:: Collected material

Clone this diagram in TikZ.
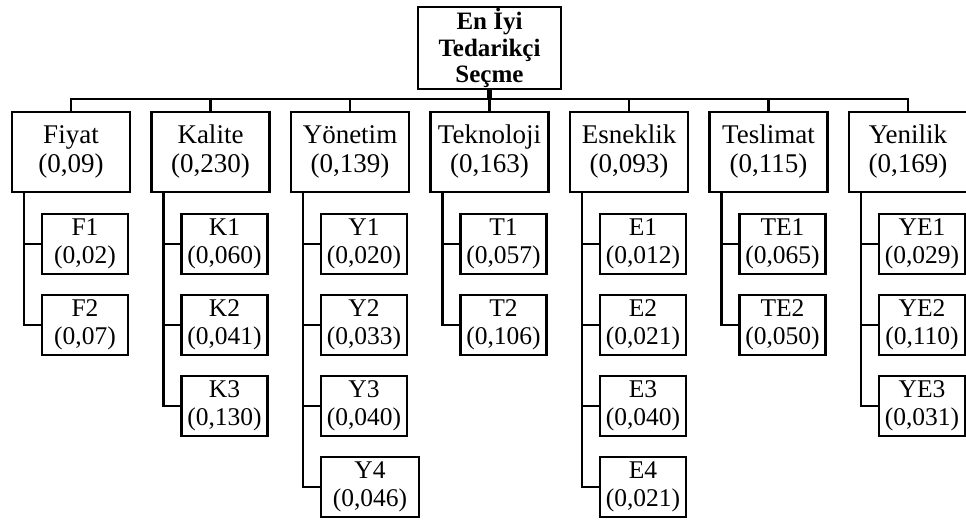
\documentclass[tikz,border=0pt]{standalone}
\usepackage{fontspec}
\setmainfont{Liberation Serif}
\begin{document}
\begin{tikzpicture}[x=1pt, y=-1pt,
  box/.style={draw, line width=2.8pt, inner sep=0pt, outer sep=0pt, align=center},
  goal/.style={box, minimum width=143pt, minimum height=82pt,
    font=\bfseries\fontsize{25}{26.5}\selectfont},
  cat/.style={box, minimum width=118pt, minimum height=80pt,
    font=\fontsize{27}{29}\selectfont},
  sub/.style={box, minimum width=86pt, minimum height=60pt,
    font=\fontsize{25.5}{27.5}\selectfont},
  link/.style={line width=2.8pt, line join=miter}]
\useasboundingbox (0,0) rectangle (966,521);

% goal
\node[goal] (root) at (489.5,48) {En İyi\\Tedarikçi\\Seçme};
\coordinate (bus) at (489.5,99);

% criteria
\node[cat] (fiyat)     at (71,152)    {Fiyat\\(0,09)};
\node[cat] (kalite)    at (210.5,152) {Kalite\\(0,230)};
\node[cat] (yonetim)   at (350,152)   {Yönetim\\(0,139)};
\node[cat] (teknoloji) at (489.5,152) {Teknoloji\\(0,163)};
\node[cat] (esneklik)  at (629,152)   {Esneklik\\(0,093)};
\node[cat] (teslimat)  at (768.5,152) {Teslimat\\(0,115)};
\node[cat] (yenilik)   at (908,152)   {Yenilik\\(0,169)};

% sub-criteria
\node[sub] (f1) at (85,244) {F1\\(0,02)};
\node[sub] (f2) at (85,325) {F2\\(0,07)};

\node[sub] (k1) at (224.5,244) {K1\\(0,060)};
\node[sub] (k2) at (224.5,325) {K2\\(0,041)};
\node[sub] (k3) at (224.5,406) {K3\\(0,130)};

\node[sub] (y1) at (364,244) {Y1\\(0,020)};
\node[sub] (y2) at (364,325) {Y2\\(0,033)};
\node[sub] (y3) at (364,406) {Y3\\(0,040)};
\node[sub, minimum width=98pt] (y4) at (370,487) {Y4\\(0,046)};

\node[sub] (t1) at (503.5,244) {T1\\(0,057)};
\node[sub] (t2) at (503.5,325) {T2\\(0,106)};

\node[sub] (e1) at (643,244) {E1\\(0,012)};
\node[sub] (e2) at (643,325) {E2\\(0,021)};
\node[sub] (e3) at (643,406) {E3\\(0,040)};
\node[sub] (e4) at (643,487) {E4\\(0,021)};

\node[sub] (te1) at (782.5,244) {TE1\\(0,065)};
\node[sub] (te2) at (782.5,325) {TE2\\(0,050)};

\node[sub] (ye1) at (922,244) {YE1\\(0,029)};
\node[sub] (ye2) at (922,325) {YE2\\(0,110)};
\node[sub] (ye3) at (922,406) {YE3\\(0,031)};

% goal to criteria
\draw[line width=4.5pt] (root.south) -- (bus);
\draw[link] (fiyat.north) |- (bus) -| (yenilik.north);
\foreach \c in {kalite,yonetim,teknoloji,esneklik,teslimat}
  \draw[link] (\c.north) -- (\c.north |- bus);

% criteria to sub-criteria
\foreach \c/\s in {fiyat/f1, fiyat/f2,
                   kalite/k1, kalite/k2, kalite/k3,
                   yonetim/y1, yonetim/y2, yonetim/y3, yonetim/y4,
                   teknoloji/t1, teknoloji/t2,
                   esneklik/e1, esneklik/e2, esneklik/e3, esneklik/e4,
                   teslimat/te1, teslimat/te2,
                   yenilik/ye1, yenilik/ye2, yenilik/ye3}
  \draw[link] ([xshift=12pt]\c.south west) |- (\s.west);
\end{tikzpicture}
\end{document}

::::

▶ [Requirement]:
Without the pictures, transcribe the listing above exactly.

▶ [Finished answer]:
Clone this diagram in TikZ.
\documentclass[tikz,border=0pt]{standalone}
\usepackage{fontspec}
\setmainfont{Liberation Serif}
\begin{document}
\begin{tikzpicture}[x=1pt, y=-1pt,
  box/.style={draw, line width=2.8pt, inner sep=0pt, outer sep=0pt, align=center},
  goal/.style={box, minimum width=143pt, minimum height=82pt,
    font=\bfseries\fontsize{25}{26.5}\selectfont},
  cat/.style={box, minimum width=118pt, minimum height=80pt,
    font=\fontsize{27}{29}\selectfont},
  sub/.style={box, minimum width=86pt, minimum height=60pt,
    font=\fontsize{25.5}{27.5}\selectfont},
  link/.style={line width=2.8pt, line join=miter}]
\useasboundingbox (0,0) rectangle (966,521);

% goal
\node[goal] (root) at (489.5,48) {En İyi\\Tedarikçi\\Seçme};
\coordinate (bus) at (489.5,99);

% criteria
\node[cat] (fiyat)     at (71,152)    {Fiyat\\(0,09)};
\node[cat] (kalite)    at (210.5,152) {Kalite\\(0,230)};
\node[cat] (yonetim)   at (350,152)   {Yönetim\\(0,139)};
\node[cat] (teknoloji) at (489.5,152) {Teknoloji\\(0,163)};
\node[cat] (esneklik)  at (629,152)   {Esneklik\\(0,093)};
\node[cat] (teslimat)  at (768.5,152) {Teslimat\\(0,115)};
\node[cat] (yenilik)   at (908,152)   {Yenilik\\(0,169)};

% sub-criteria
\node[sub] (f1) at (85,244) {F1\\(0,02)};
\node[sub] (f2) at (85,325) {F2\\(0,07)};

\node[sub] (k1) at (224.5,244) {K1\\(0,060)};
\node[sub] (k2) at (224.5,325) {K2\\(0,041)};
\node[sub] (k3) at (224.5,406) {K3\\(0,130)};

\node[sub] (y1) at (364,244) {Y1\\(0,020)};
\node[sub] (y2) at (364,325) {Y2\\(0,033)};
\node[sub] (y3) at (364,406) {Y3\\(0,040)};
\node[sub, minimum width=98pt] (y4) at (370,487) {Y4\\(0,046)};

\node[sub] (t1) at (503.5,244) {T1\\(0,057)};
\node[sub] (t2) at (503.5,325) {T2\\(0,106)};

\node[sub] (e1) at (643,244) {E1\\(0,012)};
\node[sub] (e2) at (643,325) {E2\\(0,021)};
\node[sub] (e3) at (643,406) {E3\\(0,040)};
\node[sub] (e4) at (643,487) {E4\\(0,021)};

\node[sub] (te1) at (782.5,244) {TE1\\(0,065)};
\node[sub] (te2) at (782.5,325) {TE2\\(0,050)};

\node[sub] (ye1) at (922,244) {YE1\\(0,029)};
\node[sub] (ye2) at (922,325) {YE2\\(0,110)};
\node[sub] (ye3) at (922,406) {YE3\\(0,031)};

% goal to criteria
\draw[line width=4.5pt] (root.south) -- (bus);
\draw[link] (fiyat.north) |- (bus) -| (yenilik.north);
\foreach \c in {kalite,yonetim,teknoloji,esneklik,teslimat}
  \draw[link] (\c.north) -- (\c.north |- bus);

% criteria to sub-criteria
\foreach \c/\s in {fiyat/f1, fiyat/f2,
                   kalite/k1, kalite/k2, kalite/k3,
                   yonetim/y1, yonetim/y2, yonetim/y3, yonetim/y4,
                   teknoloji/t1, teknoloji/t2,
                   esneklik/e1, esneklik/e2, esneklik/e3, esneklik/e4,
                   teslimat/te1, teslimat/te2,
                   yenilik/ye1, yenilik/ye2, yenilik/ye3}
  \draw[link] ([xshift=12pt]\c.south west) |- (\s.west);
\end{tikzpicture}
\end{document}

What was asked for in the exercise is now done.